Material provided:
──────────────────────────────
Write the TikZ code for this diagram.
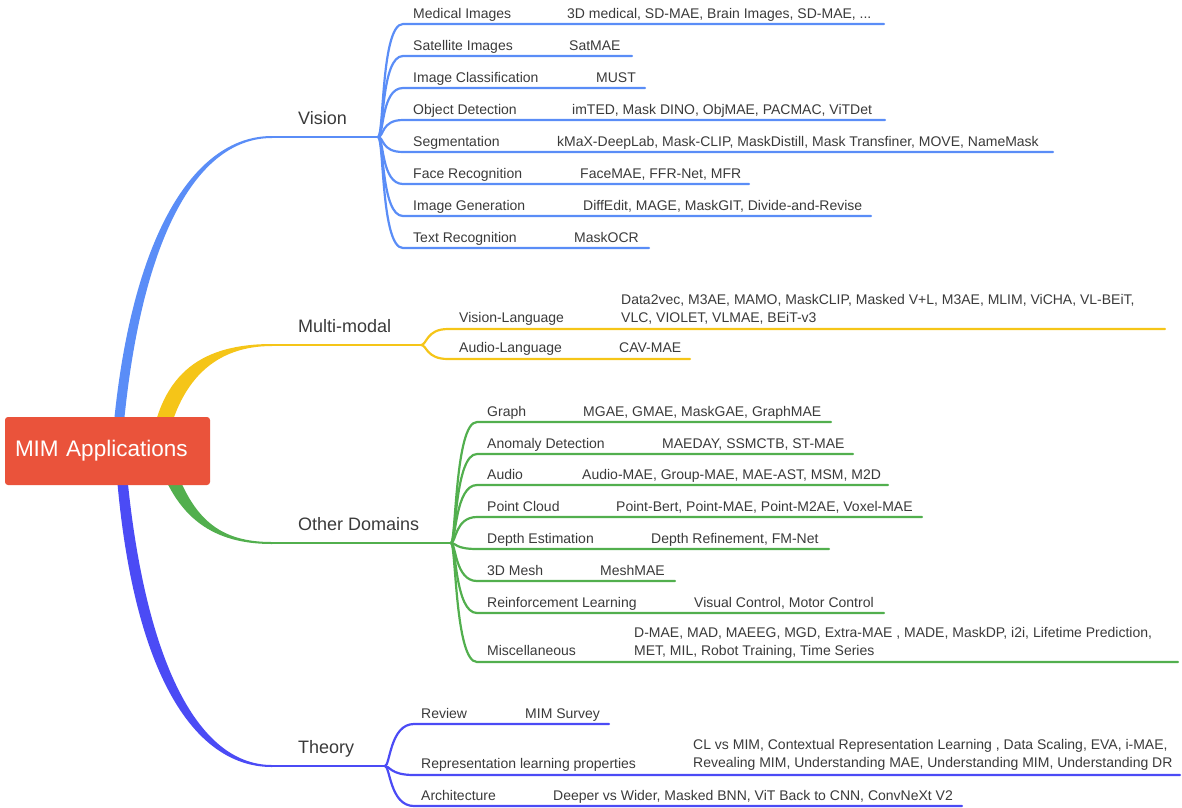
\documentclass[tikz,border=0pt]{standalone}
\usepackage{fontspec}
\setmainfont{Liberation Sans}

\definecolor{rootred}{HTML}{EA533B}
\definecolor{visblue}{HTML}{5A8DF7}
\definecolor{mmyellow}{HTML}{F5C518}
\definecolor{odgreen}{HTML}{52AF4E}
\definecolor{thpurple}{HTML}{4B4BF5}
\definecolor{txtgray}{HTML}{3A3A3A}

\tikzset{
	root/.style={fill=rootred, rounded corners=3, text=white, inner xsep=10, inner ysep=0,
			text width=185, align=left, minimum height=68, font=\fontsize{22.5}{24}\selectfont},
	topic/.style={anchor=base west, inner sep=0, text=txtgray, font=\fontsize{18}{20}\selectfont},
	sub/.style={anchor=base west, inner sep=0, text=txtgray, font=\fontsize{14}{18}\selectfont},
	leaf/.style={sub, align=left},
	twig/.style={line width=2.2, line cap=round},
}

\begin{document}
\begin{tikzpicture}[x=1pt, y=-1pt]
		\useasboundingbox (0, 0) rectangle (1182, 807);

		\coordinate (rc) at (107.5, 451);

		% first level
		\coordinate (visa) at (272, 137);
		\coordinate (visf) at (378, 137);
		\coordinate (mma) at (272, 345);
		\coordinate (mmf) at (421, 345);
		\coordinate (oda) at (272, 543);
		\coordinate (odf) at (451, 543);
		\coordinate (tha) at (272, 766);
		\coordinate (thf) at (385, 766);

		\fill[visblue] ([xshift=4]rc) .. controls +(15, -206) and +(-82, 0) .. ([yshift=1]visa)
			-- ([yshift=-1]visa) .. controls +(-80, 0) and +(15, -201) .. ([xshift=14]rc) -- cycle;
		\fill[thpurple] ([xshift=7.5]rc) .. controls +(13, 209) and +(-84, 0) .. ([yshift=-1]tha)
			-- ([yshift=1]tha) .. controls +(-80, 0) and +(15, 194) .. ([xshift=17.5]rc) -- cycle;
		\fill[mmyellow] ([xshift=42.5]rc) .. controls +(10, -81) and +(-67, 0) .. ([yshift=1]mma)
			-- ([yshift=-1]mma) .. controls +(-57, 0) and +(13, -71) .. ([xshift=57.5]rc) -- cycle;
		\fill[odgreen] ([xshift=47.5]rc) .. controls +(20, 69) and +(-57, 0) .. ([yshift=-1]oda)
			-- ([yshift=1]oda) .. controls +(-52, 0) and +(20, 69) .. ([xshift=62.5]rc) -- cycle;

		\draw[twig, visblue] (visa) -- (visf);
		\draw[twig, mmyellow] (mma) -- (mmf);
		\draw[twig, odgreen] (oda) -- (odf);
		\draw[twig, thpurple] (tha) -- (thf);

		\node[root] (root) at (rc) {MIM Applications};

		\node[topic] (vis) at (298, 124) {Vision};
		\node[topic] (mm) at (298, 332) {Multi-modal};
		\node[topic] (od) at (298, 530) {Other Domains};
		\node[topic] (th) at (298, 753) {Theory};

		% Vision
		\coordinate (vs1) at (403, 24);   \coordinate (ve1) at (884, 24);
		\coordinate (vs2) at (403, 56);   \coordinate (ve2) at (632, 56);
		\coordinate (vs3) at (403, 88);   \coordinate (ve3) at (645, 88);
		\coordinate (vs4) at (403, 120);  \coordinate (ve4) at (885, 120);
		\coordinate (vs5) at (403, 152);  \coordinate (ve5) at (1053, 152);
		\coordinate (vs6) at (403, 184);  \coordinate (ve6) at (749, 184);
		\coordinate (vs7) at (403, 216);  \coordinate (ve7) at (871, 216);
		\coordinate (vs8) at (403, 248);  \coordinate (ve8) at (649, 248);

		\foreach \i in {1, ..., 8}{
				\draw[twig, visblue] (visf) .. controls +(6, 0) and +(-22, 0) .. (vs\i) -- (ve\i);
			}

		\node[sub] (v1) at (413, 18) {Medical Images};
		\node[sub] (v2) at (413, 50) {Satellite Images};
		\node[sub] (v3) at (413, 82) {Image Classification};
		\node[sub] (v4) at (413, 114) {Object Detection};
		\node[sub] (v5) at (413, 146) {Segmentation};
		\node[sub] (v6) at (413, 178) {Face Recognition};
		\node[sub] (v7) at (413, 210) {Image Generation};
		\node[sub] (v8) at (413, 242) {Text Recognition};

		\node[leaf] (vl1) at (567, 18) {3D medical, SD-MAE, Brain Images, SD-MAE, ...};
		\node[leaf] (vl2) at (569, 50) {SatMAE};
		\node[leaf] (vl3) at (596, 82) {MUST};
		\node[leaf] (vl4) at (572, 114) {imTED, Mask DINO, ObjMAE, PACMAC, ViTDet};
		\node[leaf] (vl5) at (557, 146) {kMaX-DeepLab, Mask-CLIP, MaskDistill, Mask Transfiner, MOVE, NameMask};
		\node[leaf] (vl6) at (580, 178) {FaceMAE, FFR-Net, MFR};
		\node[leaf] (vl7) at (583, 210) {DiffEdit, MAGE, MaskGIT, Divide-and-Revise};
		\node[leaf] (vl8) at (574, 242) {MaskOCR};

		% Multi-modal
		\coordinate (ms1) at (448, 329);  \coordinate (me1) at (1165, 329);
		\coordinate (ms2) at (448, 359);  \coordinate (me2) at (690, 359);

		\foreach \i in {1, 2}{
				\draw[twig, mmyellow] (mmf) .. controls +(6, 0) and +(-22, 0) .. (ms\i) -- (me\i);
			}

		\node[sub] (m1) at (459, 322) {Vision-Language};
		\node[sub] (m2) at (459, 352) {Audio-Language};

		\node[leaf] (ml1) at (621, 322) {Data2vec, M3AE, MAMO, MaskCLIP, Masked V+L, M3AE, MLIM, ViCHA, VL-BEiT,\\VLC, VIOLET, VLMAE, BEiT-v3};
		\node[leaf] (ml2) at (619, 352) {CAV-MAE};

		% Other Domains
		\coordinate (os1) at (477, 422);  \coordinate (oe1) at (831, 422);
		\coordinate (os2) at (477, 454);  \coordinate (oe2) at (853, 454);
		\coordinate (os3) at (477, 485);  \coordinate (oe3) at (888, 485);
		\coordinate (os4) at (477, 517);  \coordinate (oe4) at (922, 517);
		\coordinate (os5) at (477, 549);  \coordinate (oe5) at (829, 549);
		\coordinate (os6) at (477, 581);  \coordinate (oe6) at (675, 581);
		\coordinate (os7) at (477, 613);  \coordinate (oe7) at (884, 613);
		\coordinate (os8) at (477, 662);  \coordinate (oe8) at (1178, 662);

		\foreach \i in {1, ..., 8}{
				\draw[twig, odgreen] (odf) .. controls +(5, 0) and +(-22, 0) .. (os\i) -- (oe\i);
			}

		\node[sub] (o1) at (487, 416) {Graph};
		\node[sub] (o2) at (487, 448) {Anomaly Detection};
		\node[sub] (o3) at (487, 479) {Audio};
		\node[sub] (o4) at (487, 511) {Point Cloud};
		\node[sub] (o5) at (487, 543) {Depth Estimation};
		\node[sub] (o6) at (487, 575) {3D Mesh};
		\node[sub] (o7) at (487, 607) {Reinforcement Learning};
		\node[sub] (o8) at (487, 655) {Miscellaneous};

		\node[leaf] (ol1) at (583, 416) {MGAE, GMAE, MaskGAE, GraphMAE};
		\node[leaf] (ol2) at (662, 448) {MAEDAY, SSMCTB, ST-MAE};
		\node[leaf] (ol3) at (582, 479) {Audio-MAE, Group-MAE, MAE-AST, MSM, M2D};
		\node[leaf] (ol4) at (616, 511) {Point-Bert, Point-MAE, Point-M2AE, Voxel-MAE};
		\node[leaf] (ol5) at (651, 543) {Depth Refinement, FM-Net};
		\node[leaf] (ol6) at (600, 575) {MeshMAE};
		\node[leaf] (ol7) at (694, 607) {Visual Control, Motor Control};
		\node[leaf] (ol8) at (634, 655) {D-MAE, MAD, MAEEG, MGD, Extra-MAE , MADE, MaskDP, i2i, Lifetime Prediction,\\MET, MIL, Robot Training, Time Series};

		% Theory
		\coordinate (ts1) at (414, 724);  \coordinate (te1) at (609, 724);
		\coordinate (ts2) at (414, 775);  \coordinate (te2) at (1180, 775);
		\coordinate (ts3) at (414, 806);  \coordinate (te3) at (962, 806);

		\foreach \i in {1, 2, 3}{
				\draw[twig, thpurple] (thf) .. controls +(5, 0) and +(-24, 0) .. (ts\i) -- (te\i);
			}

		\node[sub] (t1) at (421, 718) {Review};
		\node[sub] (t2) at (421, 768) {Representation learning properties};
		\node[sub] (t3) at (421, 800) {Architecture};

		\node[leaf] (tl1) at (525, 718) {MIM Survey};
		\node[leaf] (tl2) at (693, 767) {CL vs MIM, Contextual Representation Learning , Data Scaling, EVA, i-MAE,\\Revealing MIM, Understanding MAE, Understanding MIM, Understanding DR};
		\node[leaf] (tl3) at (553, 800) {Deeper vs Wider, Masked BNN, ViT Back to CNN, ConvNeXt V2};
	\end{tikzpicture}
\end{document}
──────────────────────────────
Short exercise: Write out the lines from the start of the material to the line with "at (107.5, 451);", inclusive and exactly. Skip the pictures.

Response:
Write the TikZ code for this diagram.
\documentclass[tikz,border=0pt]{standalone}
\usepackage{fontspec}
\setmainfont{Liberation Sans}

\definecolor{rootred}{HTML}{EA533B}
\definecolor{visblue}{HTML}{5A8DF7}
\definecolor{mmyellow}{HTML}{F5C518}
\definecolor{odgreen}{HTML}{52AF4E}
\definecolor{thpurple}{HTML}{4B4BF5}
\definecolor{txtgray}{HTML}{3A3A3A}

\tikzset{
	root/.style={fill=rootred, rounded corners=3, text=white, inner xsep=10, inner ysep=0,
			text width=185, align=left, minimum height=68, font=\fontsize{22.5}{24}\selectfont},
	topic/.style={anchor=base west, inner sep=0, text=txtgray, font=\fontsize{18}{20}\selectfont},
	sub/.style={anchor=base west, inner sep=0, text=txtgray, font=\fontsize{14}{18}\selectfont},
	leaf/.style={sub, align=left},
	twig/.style={line width=2.2, line cap=round},
}

\begin{document}
\begin{tikzpicture}[x=1pt, y=-1pt]
		\useasboundingbox (0, 0) rectangle (1182, 807);

		\coordinate (rc) at (107.5, 451);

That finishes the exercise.